Championnes de l’abstention, les européennes ? Assez valide sur le long terme, l’appréciation doit être révisée à la lumière des dernières années. Avec une participation de 50,1 %, l’édition 2019 avait mobilisé plus d’un électeur sur deux pour la première fois depuis celle de 1994, et la deuxième depuis 1984. Par comparaison, les élections régionales et départementales de 2021, certes tenues dans le contexte de l’épidémie de Covid, avaient été négligées par les deux tiers des inscrits. Et en 2022, le second tour des législatives n’avait intéressé que 46,2 % d’entre eux.
Qu’en sera-t-il pour le scrutin de ce 9 juin ? Un sondage Ipsos réalisé les 5 et 6 juin estime la participation à 48 % – un chiffre qui peut encore évoluer d’ici au scrutin. Fin mai, l’Institut national de la statistique a également annoncé l’inscription sur les listes électorales de 2,2 millions de personnes de plus qu’au moment des européennes de 2019. Toutefois, une large partie d’entre elles sont de jeunes adultes inscrits automatiquement au moment de leur majorité, qui pourront se rendre aux urnes… ou pas.
Allures mobilisatrices
Pour expliquer le rebond de participation en 2019, on avait mentionné la montée dans le débat public de sujets liés à l’Europe ou pouvant être efficacement traités au niveau européen, tels que le Brexit, l’immigration ou le climat. Autre facteur, en France : l’installation du macronisme et du Rassemblement national comme les principales forces du pays. Soit deux camps faisant du rapport à l’UE un enjeu central – pour la célébrer et la renforcer côté Macron, pour s’en défier voire la quitter côté Le Pen. De quoi donner aux dernières européennes les allures mobilisatrices d’un vote «pour» ou «contre» l’Europe.

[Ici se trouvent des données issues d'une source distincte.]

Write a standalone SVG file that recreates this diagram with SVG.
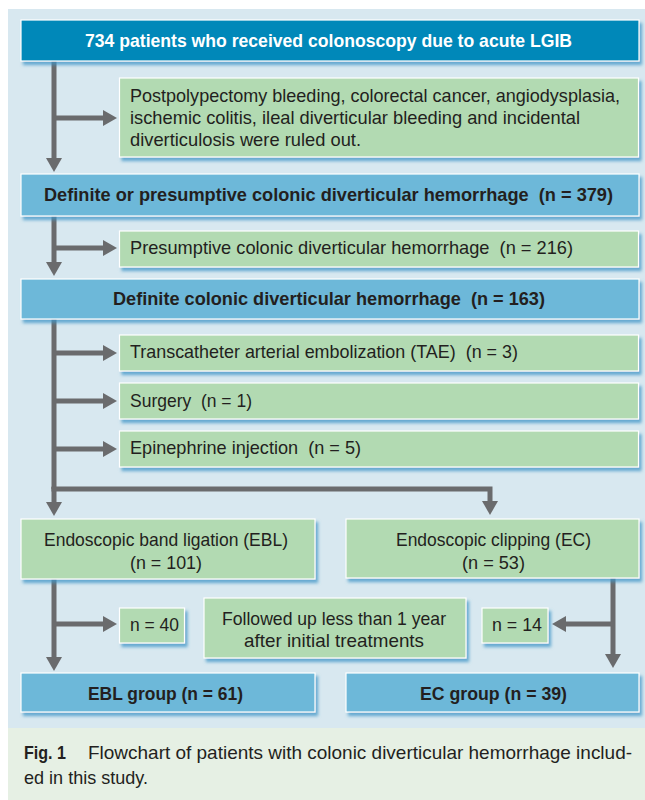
<svg xmlns="http://www.w3.org/2000/svg" width="645" height="800" viewBox="0 0 645 800">
<defs>
<filter id="sh" x="-5%" y="-20%" width="115%" height="160%">
<feDropShadow dx="2.5" dy="3.5" stdDeviation="1.6" flood-color="#3d94c6" flood-opacity="0.75"/>
</filter>
<marker id="ah" viewBox="0 0 14 16" refX="1" refY="8" markerWidth="14" markerHeight="16" orient="auto" markerUnits="userSpaceOnUse">
<path d="M0,0 L14,8 L0,16 z" fill="#6a6b6d"/>
</marker>
<style>
.dark{fill:#0088b9;stroke:#ffffff;stroke-width:1.2;filter:url(#sh)}
.blue{fill:#6db8d9;stroke:#ffffff;stroke-width:1.2;filter:url(#sh)}
.green{fill:#b2dab2;stroke:#ffffff;stroke-width:1.2;filter:url(#sh)}
text{font-family:"Liberation Sans",Arial,sans-serif;font-size:18.5px;fill:#231f20}
.b{font-weight:bold}
.w{fill:#ffffff;font-weight:bold}
.c{fill:none;stroke:#6a6b6d;stroke-width:5}
.ca{fill:none;stroke:#6a6b6d;stroke-width:5;marker-end:url(#ah)}
</style>
</defs>
<rect x="8" y="9" width="637" height="719" fill="#d8e8f0"/>
<rect x="8" y="728" width="637" height="72" fill="#e6f0e4"/>

<g id="connectors">
<path class="c" d="M54,61 V118"/>
<path class="ca" d="M54,118 V159"/>
<path class="ca" d="M54,118 H104"/>
<path class="c" d="M54,216 V248"/>
<path class="ca" d="M54,248 V263"/>
<path class="ca" d="M54,248 H104"/>
<path class="c" d="M54,319 V489"/>
<path class="ca" d="M54,353 H104"/>
<path class="ca" d="M54,401 H104"/>
<path class="ca" d="M54,449 H104"/>
<path class="ca" d="M54,487 V503"/>
<path class="ca" d="M51.5,489 H490 V502"/>
<path class="c" d="M54,579 V624"/>
<path class="ca" d="M54,624 V658"/>
<path class="ca" d="M54,624 H104"/>
<path class="c" d="M613,578 V624"/>
<path class="ca" d="M613,624 V655"/>
<path class="ca" d="M613,624 H565"/>
</g>

<g id="n-top">
<rect class="dark" x="21" y="20" width="618" height="41"/>
<text class="w" x="85" y="47" textLength="487" lengthAdjust="spacingAndGlyphs">734 patients who received colonoscopy due to acute LGIB</text>
</g>
<g id="n-ruledout">
<rect class="green" x="119.5" y="78" width="519" height="79"/>
<text x="130" y="102" textLength="490" lengthAdjust="spacingAndGlyphs">Postpolypectomy bleeding, colorectal cancer, angiodysplasia,</text>
<text x="130" y="124" textLength="450" lengthAdjust="spacingAndGlyphs">ischemic colitis, ileal diverticular bleeding and incidental</text>
<text x="130" y="146" textLength="231" lengthAdjust="spacingAndGlyphs">diverticulosis were ruled out.</text>
</g>
<g id="n-379">
<rect class="blue" x="21" y="174" width="618" height="42"/>
<text class="b" x="44" y="201" textLength="569" lengthAdjust="spacingAndGlyphs" xml:space="preserve">Definite or presumptive colonic diverticular hemorrhage  (n = 379)</text>
</g>
<g id="n-216">
<rect class="green" x="119.5" y="231" width="519" height="36"/>
<text x="130" y="254" textLength="443" lengthAdjust="spacingAndGlyphs" xml:space="preserve">Presumptive colonic diverticular hemorrhage  (n = 216)</text>
</g>
<g id="n-163">
<rect class="blue" x="21" y="279" width="618" height="40"/>
<text class="b" x="113" y="305" textLength="432" lengthAdjust="spacingAndGlyphs" xml:space="preserve">Definite colonic diverticular hemorrhage  (n = 163)</text>
</g>
<g id="n-tae">
<rect class="green" x="119.5" y="335" width="519" height="36"/>
<text x="130" y="358" textLength="388" lengthAdjust="spacingAndGlyphs" xml:space="preserve">Transcatheter arterial embolization (TAE)  (n = 3)</text>
</g>
<g id="n-surgery">
<rect class="green" x="119.5" y="383" width="519" height="36"/>
<text x="130" y="407" textLength="122" lengthAdjust="spacingAndGlyphs" xml:space="preserve">Surgery  (n = 1)</text>
</g>
<g id="n-epi">
<rect class="green" x="119.5" y="431" width="519" height="36"/>
<text x="130" y="454" textLength="231" lengthAdjust="spacingAndGlyphs" xml:space="preserve">Epinephrine injection  (n = 5)</text>
</g>
<g id="n-ebl">
<rect class="green" x="21" y="519" width="294" height="60"/>
<text x="44" y="546" textLength="244" lengthAdjust="spacingAndGlyphs">Endoscopic band ligation (EBL)</text>
<text x="130" y="569" textLength="72" lengthAdjust="spacingAndGlyphs">(n = 101)</text>
</g>
<g id="n-ec">
<rect class="green" x="346" y="519" width="293" height="59"/>
<text x="396" y="546" textLength="195" lengthAdjust="spacingAndGlyphs">Endoscopic clipping (EC)</text>
<text x="462" y="569" textLength="63" lengthAdjust="spacingAndGlyphs">(n = 53)</text>
</g>
<g id="n-40">
<rect class="green" x="119.5" y="608" width="65" height="35"/>
<text x="130" y="631" textLength="49" lengthAdjust="spacingAndGlyphs">n = 40</text>
</g>
<g id="n-followed">
<rect class="green" x="204" y="598" width="262" height="60"/>
<text x="222" y="625" textLength="224" lengthAdjust="spacingAndGlyphs">Followed up less than 1 year</text>
<text x="244" y="647" textLength="180" lengthAdjust="spacingAndGlyphs">after initial treatments</text>
</g>
<g id="n-14">
<rect class="green" x="482" y="608" width="66" height="35"/>
<text x="492" y="631" textLength="50" lengthAdjust="spacingAndGlyphs">n = 14</text>
</g>
<g id="n-eblgroup">
<rect class="blue" x="21" y="673" width="294" height="39"/>
<text class="b" x="88" y="700" textLength="155" lengthAdjust="spacingAndGlyphs">EBL group (n = 61)</text>
</g>
<g id="n-ecgroup">
<rect class="blue" x="346" y="673" width="293" height="39"/>
<text class="b" x="420" y="700" textLength="147" lengthAdjust="spacingAndGlyphs">EC group (n = 39)</text>
</g>
<g id="caption">
<text class="b" x="24" y="759" textLength="42" lengthAdjust="spacingAndGlyphs">Fig. 1</text>
<text x="88" y="759" textLength="544" lengthAdjust="spacingAndGlyphs">Flowchart of patients with colonic diverticular hemorrhage includ-</text>
<text x="24" y="784" textLength="124" lengthAdjust="spacingAndGlyphs">ed in this study.</text>
</g>
</svg>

Cinq ans plus tard, la guerre russo-ukrainienne et les ingérences des régimes autoritaires russe et chinois se sont ajoutées aux sujets d’intérêt communautaire. Au niveau national, le chef de l’Etat a de nouveau voulu poser en garant du projet européen, face au RN qui défendrait un «Frexit caché». Mais c’est peut-être aussi l’envie de sanctionner le pouvoir qui rappellera à certains électeurs le chemin des urnes.